Tag Archives: Real Time Sensor Dashboard

Raspberry Pi Zero for a Real-Time Sensor Dashboard

Using the Raspberry Pi or RBPi, the single board computer (SBC), and a few applications from Google, you can have a functional dashboard showing real-time parameters from sensors. Google offers its App Engine in the form of a Platform as a Service or PaaS. The advantage is you can deploy and run your own applications using the Google infrastructure without bothering about exclusive ways of setting up hardware, servers, or Operating Systems.

Google also offers the free and powerful Google Charts that you can use as simple charting tools for plotting the data from the sensors into line charts. An HTML5 templates generator such as the Initializr is also useful for generating templates for the dashboard. Initalizr has several useful frontend resources such as Bootstrap and jQuery.

RBPi Zero is the perfect hardware platform to use for this project. This SBC is a full-fledged computer, but smaller than a credit card. It features a single-core CPU running at 1 GHz and 512 MB RAM. Along with a 40-pin GPIO header, the RBPi Zero has USB and a mini HDMI port.

When you connect a few sensors to the GPIO pins, the RBPi Zero sends their data over to the Google App Engine. On the dashboard, you can see the values and the charts updating in real-time as new data arrives from the sensors. Github carries the instructions for building and deploying the project for the RBPi Zero app and the App Engine dashboard.

For this project, Java is the programming language, as both the RBPi Zero and the Google App Engine support it – both use the Pi4J library. However, those who prefer Python can easily change the code, as both RBPi and the Google App Engine support Python as well. As the latest version of Raspbian, the Operating System of the RBPi comes pre-installed with Oracle Java 8, it is easy to deploy and run an executable JAR on the RBPi Zero.

The JAR acts as the go-between with the sensors and the Google App Engine – it reads inputs from the sensors and passes them on to the Google App Engine. You can use the Apache Maven to compile and build the code on the RBPi Zero. Of course, you may also build the code on your laptop or desktop and copy the resulting JAR over to the RBPi Zero.

You can use Cloud Endpoint on the Google App Engine side. This is a powerful service for creating a backend API by using annotations. This includes the client libraries for web and mobiles. It generates a Java based Android client for use with the RBPi Zero application.

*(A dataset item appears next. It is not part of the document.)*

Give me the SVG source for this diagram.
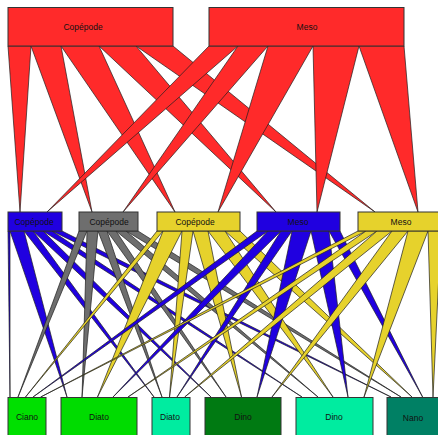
<svg xmlns="http://www.w3.org/2000/svg" width="438" height="435" viewBox="0 0 438 435">
<style>
.w{stroke:#1e1e1e;stroke-width:0.7;stroke-linejoin:round}
.r{fill:#ff2a2a}.b{fill:#2000e0}.g{fill:#6e6e6e}.y{fill:#e6d22c}
.box{stroke:#333;stroke-width:1}
text{font-family:"Liberation Sans",Arial,sans-serif;font-size:8.5px;fill:#111;text-anchor:middle}
</style>
<rect width="438" height="435" fill="#fff"/>
<g id="connectors">
<g class="w r">
<polygon points="8,46 31,46 20,212"/>
<polygon points="31,46 61,46 92,212"/>
<polygon points="61,46 99,46 175,212"/>
<polygon points="99,46 136,46 276,212"/>
<polygon points="136,46 173,46 375,212"/>
<polygon points="209,46 238,46 47,212"/>
<polygon points="238,46 268,46 123,212"/>
<polygon points="268,46 313,46 218,212"/>
<polygon points="313,46 359,46 317,212"/>
<polygon points="359,46 404,46 418,212"/>
</g>
<g class="w b">
<polygon points="8,231 10,231 10,397"/>
<polygon points="10,231 24,231 67,397"/>
<polygon points="24,231 33,231 154,397"/>
<polygon points="33,231 43,231 211,397"/>
<polygon points="43,231 52,231 302,397"/>
<polygon points="52,231 62,231 391,397"/>
</g>
<g class="w g">
<polygon points="79,231 87,231 18,397"/>
<polygon points="87,231 98,231 82,397"/>
<polygon points="98,231 107,231 162,397"/>
<polygon points="107,231 116,231 226,397"/>
<polygon points="116,231 126,231 318,397"/>
<polygon points="126,231 138,231 401,397"/>
</g>
<g class="w y">
<polygon points="157,231 163,231 25.5,397"/>
<polygon points="163,231 182,231 97.5,397"/>
<polygon points="182,231 193,231 169.5,397"/>
<polygon points="193,231 208,231 241.5,397"/>
<polygon points="208,231 225,231 333,397"/>
<polygon points="225,231 240,231 412,397"/>
</g>
<g class="w b">
<polygon points="257,231 268,231 33,397"/>
<polygon points="268,231 281,231 113,397"/>
<polygon points="281,231 292,231 177,397"/>
<polygon points="292,231 311,231 257,397"/>
<polygon points="311,231 329,231 348,397"/>
<polygon points="329,231 340,231 422.6,397"/>
</g>
<g class="w y">
<polygon points="358,231 366,231 40.7,397"/>
<polygon points="366,231 377,231 128,397"/>
<polygon points="377,231 392,231 184.7,397"/>
<polygon points="392,231 408,231 272,397"/>
<polygon points="408,231 428,231 364,397"/>
<polygon points="428,231 441,231 433,397"/>
</g>
</g>
<g id="top-copepode"><rect class="box" x="8" y="7.5" width="165" height="38.5" fill="#ff2a2a"/><text x="83" y="30">Copépode</text></g>
<g id="top-meso"><rect class="box" x="209" y="7.5" width="195" height="38.5" fill="#ff2a2a"/><text x="307" y="30">Meso</text></g>
<g id="mid-copepode-blue"><rect class="box" x="8" y="212" width="54" height="19" fill="#2000e0"/><text x="34" y="224.5">Copépode</text></g>
<g id="mid-copepode-grey"><rect class="box" x="79" y="212" width="59" height="19" fill="#6e6e6e"/><text x="109" y="224.5">Copépode</text></g>
<g id="mid-copepode-yellow"><rect class="box" x="157" y="212" width="83" height="19" fill="#e6d22c"/><text x="195" y="224.5">Copépode</text></g>
<g id="mid-meso-blue"><rect class="box" x="257" y="212" width="83" height="19" fill="#2000e0"/><text x="298" y="224.5">Meso</text></g>
<g id="mid-meso-yellow"><rect class="box" x="358" y="212" width="90" height="19" fill="#e6d22c"/><text x="401" y="224.5">Meso</text></g>
<g id="bot-ciano"><rect class="box" x="8" y="397.5" width="38" height="45" fill="#00e000"/><text x="27" y="420">Ciano</text></g>
<g id="bot-diato-green"><rect class="box" x="61" y="397.5" width="76" height="45" fill="#00dc00"/><text x="99" y="420">Diato</text></g>
<g id="bot-diato-teal"><rect class="box" x="152" y="397.5" width="38" height="45" fill="#00eca0"/><text x="170" y="420">Diato</text></g>
<g id="bot-dino-dark"><rect class="box" x="205" y="397.5" width="76" height="45" fill="#007a12"/><text x="243" y="420">Dino</text></g>
<g id="bot-dino-light"><rect class="box" x="296" y="397.5" width="77" height="45" fill="#00eca0"/><text x="334" y="420">Dino</text></g>
<g id="bot-nano"><rect class="box" x="387" y="397.5" width="60" height="45" fill="#008064"/><text x="413" y="421">Nano</text></g>
</svg>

Google Qauth 2.0 authenticates the API for installed applications.

The RBPi Zero based hardware provides readings from three sensors – voltage generated by a solar cell, temperature from an analog temperature sensor, and illuminance or LUX from a photocell. A 10-bit Analog to Digital converter with SPI interface is necessary to covert the analog signal to a digital format suitable for the RBPi Zero. All the sensors work with a supply of 3.3V, and the RBPi Zero is capable of sourcing this.